Directive - Restate, exactly and without pictures, the lines from the start of the listing below through the line holding "2. Gráfico resultados".

Dataset extract -
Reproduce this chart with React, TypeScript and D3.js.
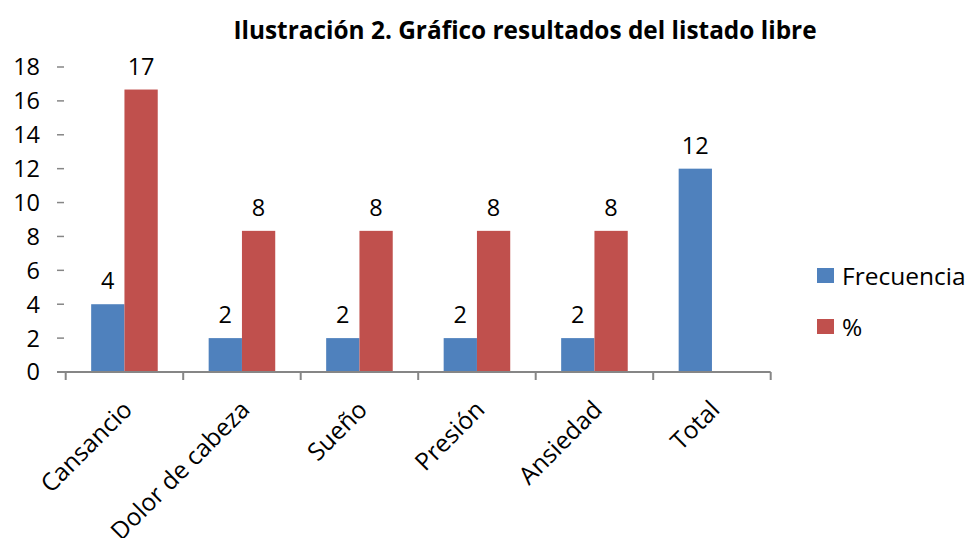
import React from "react";
import * as d3 from "d3";

const categories = ["Cansancio", "Dolor de cabeza", "Sueño", "Presión", "Ansiedad", "Total"];
const seriesNames = ["Frecuencia", "%"];
const frecuencia = [4, 2, 2, 2, 2, 12];
const porcentaje: (number | null)[] = [16.67, 8.33, 8.33, 8.33, 8.33, null];
const frecuenciaLabels = ["4", "2", "2", "2", "2", "12"];
const porcentajeLabels = ["17", "8", "8", "8", "8", ""];
const yTicks = [0, 2, 4, 6, 8, 10, 12, 14, 16, 18];
const colors = ["#4F81BD", "#C0504D"];
const title = "Ilustración 2. Gráfico resultados del listado libre";

const W = 967;
const H = 538;
const FONT = "'Open Sans', 'Noto Sans', sans-serif";

export default function App() {
  const x = d3.scaleBand<string>().domain(categories).range([65.7, 770.7]).paddingInner(0).paddingOuter(0);
  const xs = d3.scaleBand<string>().domain(seriesNames).range([0, x.bandwidth()]).paddingInner(0).paddingOuter(0.765);
  const y = d3.scaleLinear().domain([0, 18]).range([372, 67]);
  const series = [frecuencia, porcentaje];
  const labels = [frecuenciaLabels, porcentajeLabels];
  const axisColor = "#868686";
  const boundaries = categories.map((c) => x(c) as number).concat([(x(categories[categories.length - 1]) as number) + x.bandwidth()]);

  return (
    <div style={{ position: "absolute", left: 0, top: 0 }}>
      <svg width={W} height={H} style={{ display: "block", background: "#fff" }} fontFamily={FONT}>
        <text x={525} y={39} textAnchor="middle" fontSize={24.4} fontWeight="bold" fill="#000">
          {title}
        </text>
        {/* y ticks */}
        {yTicks.map((t) => (
          <g key={t}>
            <line x1={57} x2={64} y1={y(t)} y2={y(t)} stroke={axisColor} strokeWidth={1.5} />
            <text x={40} y={y(t)} dy="0.36em" textAnchor="end" fontSize={23.5} fill="#000">
              {t}
            </text>
          </g>
        ))}
        {/* bars */}
        {series.map((vals, si) =>
          vals.map((v, ci) =>
            v == null ? null : (
              <rect
                key={`${si}-${ci}`}
                x={(x(categories[ci]) as number) + (xs(seriesNames[si]) as number)}
                y={y(v)}
                width={xs.bandwidth()}
                height={y(0) - y(v)}
                fill={colors[si]}
              />
            )
          )
        )}
        {/* data labels */}
        {series.map((vals, si) =>
          vals.map((v, ci) =>
            v == null ? null : (
              <text
                key={`l-${si}-${ci}`}
                x={(x(categories[ci]) as number) + (xs(seriesNames[si]) as number) + xs.bandwidth() / 2}
                y={y(v) - 15}
                textAnchor="middle"
                fontSize={23.5}
                fill="#000"
              >
                {labels[si][ci]}
              </text>
            )
          )
        )}
        {/* x axis */}
        <line x1={57} x2={boundaries[boundaries.length - 1]} y1={y(0)} y2={y(0)} stroke={axisColor} strokeWidth={2} />
        {boundaries.map((b, i) => (
          <line key={`b-${i}`} x1={b} x2={b} y1={y(0)} y2={y(0) + 8} stroke={axisColor} strokeWidth={2} />
        ))}
        {categories.map((c) => {
          const cx = (x(c) as number) + x.bandwidth() / 2;
          return (
            <text
              key={c}
              transform={`translate(${cx + 3},${y(0) + 33}) rotate(-45)`}
              textAnchor="end"
              dy="0.36em"
              fontSize={24.5}
              fill="#000"
            >
              {c}
            </text>
          );
        })}
        {/* legend */}
        {seriesNames.map((s, i) => (
          <g key={s} transform={`translate(817,${268 + i * 51})`}>
            <rect x={0} y={0} width={17} height={15} fill={colors[i]} />
            <text x={25} y={8} dy="0.36em" fontSize={24.5} fill="#000">
              {s}
            </text>
          </g>
        ))}
      </svg>
    </div>
  );
}
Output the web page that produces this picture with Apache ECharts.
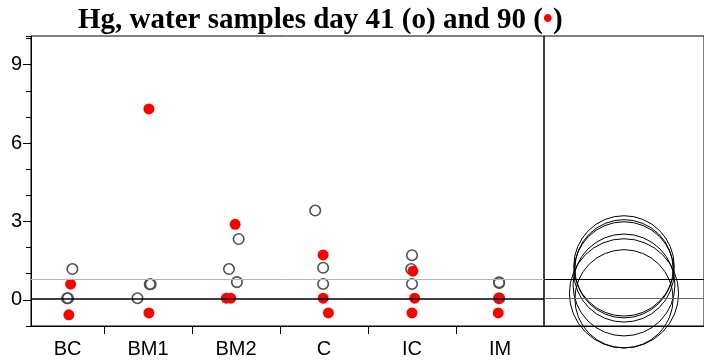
<!DOCTYPE html>
<html>
<head>
<meta charset="utf-8">
<script src="https://cdn.jsdelivr.net/npm/echarts@6/dist/echarts.min.js"></script>
<style>
html,body{margin:0;padding:0;background:#fff;}
#chart{width:704px;height:363px;}
</style>
</head>
<body>
<div id="chart"></div>
<script>
// ---- data ----
const categories = ['BC', 'BM1', 'BM2', 'C', 'IC', 'IM'];
const yTickLabels = [0, 3, 6, 9];
// day 41 (open circles): [group index, jitter, Hg]
const day41 = [
  [0, 0.14, 1.18], [0, 0.08, 0.065], [0, 0.09, 0.065],
  [1, -0.12, 0.065], [1, 0.02, 0.60], [1, 0.03, 0.60],
  [2, 0.03, 2.33], [2, -0.08, 1.18], [2, 0.01, 0.68],
  [3, -0.10, 3.42], [3, -0.01, 1.23], [3, -0.01, 0.61],
  [4, 0.00, 1.71], [4, -0.01, 1.18], [4, 0.00, 0.61],
  [5, -0.01, 0.65], [5, -0.01, 0.67], [5, -0.01, 0.065]
];
// day 90 (red dots): [group index, jitter, Hg]
const day90 = [
  [0, 0.12, 0.60], [0, 0.10, -0.57],
  [1, 0.01, 7.31], [1, 0.01, -0.50],
  [2, -0.01, 2.89], [2, -0.11, 0.065], [2, -0.06, 0.065],
  [3, -0.01, 1.72], [3, -0.01, 0.065], [3, 0.05, -0.50],
  [4, 0.01, 1.10], [4, 0.03, 0.065], [4, 0.00, -0.50],
  [5, -0.01, 0.065], [5, -0.02, -0.50]
];
const overallMean = 0.8;
const baseLevel = 0.05;
// comparison circles: [centre, radius] in Hg units
const circles = [[1.30, 1.92], [1.19, 1.88], [1.07, 1.92], [0.57, 1.95], [0.25, 2.09], [0.04, 1.88]];

// ---- chart ----
const yMin = -1, yMax = 10.1;
const xMin = -0.33, xMax = 5.5;
const boundaries = categories.slice(1).map((_, i) => i + 0.5);
const labelPos = categories.map((_, i) => i === 0 ? (xMin + 0.5) / 2 : i);
const sansFont = 'Liberation Sans, Arial, sans-serif';
const serifFont = 'Liberation Serif, Times New Roman, serif';

const chart = echarts.init(document.getElementById('chart'), null, {renderer: 'canvas'});
chart.setOption({
  animation: false,
  backgroundColor: '#fff',
  title: {
    left: 73, top: 1,
    text: '{t|Hg, water samples day 41 (o) and 90 (}{r|•}{t|)}',
    textStyle: {
      rich: {
        t: {fontFamily: serifFont, fontWeight: 'bold', fontSize: 29, color: '#000'},
        r: {fontFamily: serifFont, fontWeight: 'bold', fontSize: 29, color: '#ff0000'}
      }
    }
  },
  grid: [
    {left: 31, top: 36, width: 513, bottom: 37, show: true, borderColor: '#000', borderWidth: 1},
    {left: 544, top: 36, right: -3, bottom: 37, show: true, borderColor: '#000', borderWidth: 1}
  ],
  xAxis: [
    {
      gridIndex: 0, type: 'value', min: xMin, max: xMax,
      axisLine: {show: true, onZero: false, lineStyle: {color: '#000', width: 1}},
      axisTick: {show: true, customValues: boundaries, length: 8, lineStyle: {color: '#000'}},
      axisLabel: {show: true, customValues: labelPos, margin: 13,
        formatter: v => categories[Math.round(Math.max(0, v))],
        color: '#000', fontSize: 20, fontFamily: sansFont},
      splitLine: {show: false}
    },
    {
      gridIndex: 1, type: 'value', min: -1, max: 1,
      axisLine: {show: true, onZero: false, lineStyle: {color: '#000'}},
      axisTick: {show: false}, axisLabel: {show: false}, splitLine: {show: false}
    }
  ],
  yAxis: [
    {
      gridIndex: 0, type: 'value', min: yMin, max: yMax, interval: 1,
      axisLine: {show: true, onZero: false, lineStyle: {color: '#000'}},
      axisTick: {show: true, length: 5, lineStyle: {color: '#000'}},
      axisLabel: {show: false}, splitLine: {show: false}
    },
    {
      gridIndex: 0, type: 'value', min: yMin, max: yMax, position: 'left',
      axisLine: {show: false, onZero: false},
      axisTick: {show: true, customValues: yTickLabels, length: 8, lineStyle: {color: '#000'}},
      axisLabel: {show: true, customValues: yTickLabels, margin: 9, color: '#000', fontSize: 20, fontFamily: sansFont},
      splitLine: {show: false}
    },
    {
      gridIndex: 1, type: 'value', min: yMin, max: yMax,
      axisLine: {show: false, onZero: false}, axisTick: {show: false}, axisLabel: {show: false}, splitLine: {show: false}
    }
  ],
  series: [
    {
      type: 'scatter', xAxisIndex: 0, yAxisIndex: 0, z: 3,
      data: day41.map(d => [d[0] + d[1], d[2]]),
      symbol: 'circle', symbolSize: 10.5,
      itemStyle: {color: 'rgba(0,0,0,0)', borderColor: '#505050', borderWidth: 1.6, opacity: 1},
      markLine: {
        silent: true, symbol: 'none', label: {show: false},
        data: [
          {yAxis: overallMean, lineStyle: {color: '#b4b4b4', width: 1, type: 'solid'}},
          {yAxis: baseLevel, lineStyle: {color: '#000', width: 1.5, type: 'solid'}}
        ]
      }
    },
    {
      type: 'scatter', xAxisIndex: 0, yAxisIndex: 0, z: 4,
      data: day90.map(d => [d[0] + d[1], d[2]]),
      symbol: 'circle', symbolSize: 11,
      itemStyle: {color: '#ff0000', opacity: 1}
    },
    {
      type: 'custom', xAxisIndex: 1, yAxisIndex: 2, clip: false,
      data: circles.map(c => [0, c[0], c[1]]),
      encode: {x: 0, y: 1},
      renderItem: function (params, api) {
        const p = api.coord([api.value(0), api.value(1)]);
        const r = api.size([0, api.value(2)])[1];
        return {type: 'circle', shape: {cx: p[0], cy: p[1], r: r},
          style: {fill: 'none', stroke: '#000', lineWidth: 1}};
      },
      markLine: {
        silent: true, symbol: 'none', label: {show: false},
        data: [
          {yAxis: overallMean, lineStyle: {color: '#000', width: 1, type: 'solid'}},
          {yAxis: baseLevel, lineStyle: {color: '#666', width: 1, type: 'solid'}}
        ]
      }
    }
  ]
});
</script>
</body>
</html>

Answer to this exercise -
Reproduce this chart with React, TypeScript and D3.js.
import React from "react";
import * as d3 from "d3";

const categories = ["Cansancio", "Dolor de cabeza", "Sueño", "Presión", "Ansiedad", "Total"];
const seriesNames = ["Frecuencia", "%"];
const frecuencia = [4, 2, 2, 2, 2, 12];
const porcentaje: (number | null)[] = [16.67, 8.33, 8.33, 8.33, 8.33, null];
const frecuenciaLabels = ["4", "2", "2", "2", "2", "12"];
const porcentajeLabels = ["17", "8", "8", "8", "8", ""];
const yTicks = [0, 2, 4, 6, 8, 10, 12, 14, 16, 18];
const colors = ["#4F81BD", "#C0504D"];
const title = "Ilustración 2. Gráfico resultados del listado libre";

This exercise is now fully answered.